First quarter 2007 commercial health insurance results:
  • United Health estimated that its full year 2007 commercial medical cost ratio would be 80 basis points higher for 2007 than it was in all of 2006 and talked about a “sustained increase in utilization” of about 30 basis points.
  • United estimated a 7.5% commercial trend for 2007—plus or minus 50 basis points.
  • Wellpoint reported that its benefit ratio declined slightly but notably reported that prior period development was negative indicating pricing might have actually been slightly inadequate.
  • Wellpoint projected a 2007 medical pricing trend of 8%.
  • Aetna reported its commercial medical expense ratio edged up very slightly to 79.6%, from 79.4% in the same quarter a year earlier.
  • But Coventry reported that its medical cost ratio improved 50 basis points over the same period a year ago and reported that its premium increased 5.6% in the first quarter while its claim costs increased 4.8%––indicating improving margins.
  • Humana also reported improving commercial results including a medical cost ratio 70 basis points lower than the same quarter a year ago and Humana projected 2007 commercial trend in the 4.5% to 5.5% range. Interestingly, while having a much lower trend rate than its big competitors, Humana also reported flat enrollment. With those kinds of commercial pricing trend rates, why isn’t Humana growing?
So, it’s still a mixed bag with the very largest players reporting either flat or accelerating costs and two of the smaller but major players saying costs are still coming in at very low medical cost trend levels.

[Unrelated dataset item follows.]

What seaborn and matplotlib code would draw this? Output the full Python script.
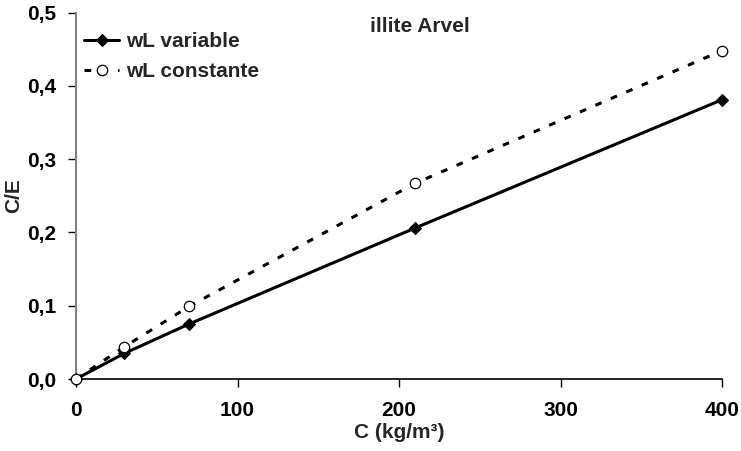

Different blocks of business will see things at different times making these kinds of differences more the norm than the exception.

Have Humana and Coventry learned how to manage health care costs better than United, Wellpoint, and Aetna? That would be a stretch.

More likely these differences have more to do with timing and benefit changes than anything else.

We won’t know just when, or if, trend hits bottom, when or if it began to rise, and the impact all of this had on earnings results until many quarters after it all actually happened.

But, my sense is that we are now bouncing around that bottom.

Perhaps the best news is that there is no evidence that health care costs are increasing from current trend levels in any measurable way.

That could change if the Democrats cut Medicare provider payments later this year. Cuts in doctor and hospital payments—and even lower Medicare HMO payments to providers because of Medicare Advantage payment cuts—could ignite a new round in provider price increases and resulting higher medical cost trend increases.

Second quarter health plan earnings reports will tell us more.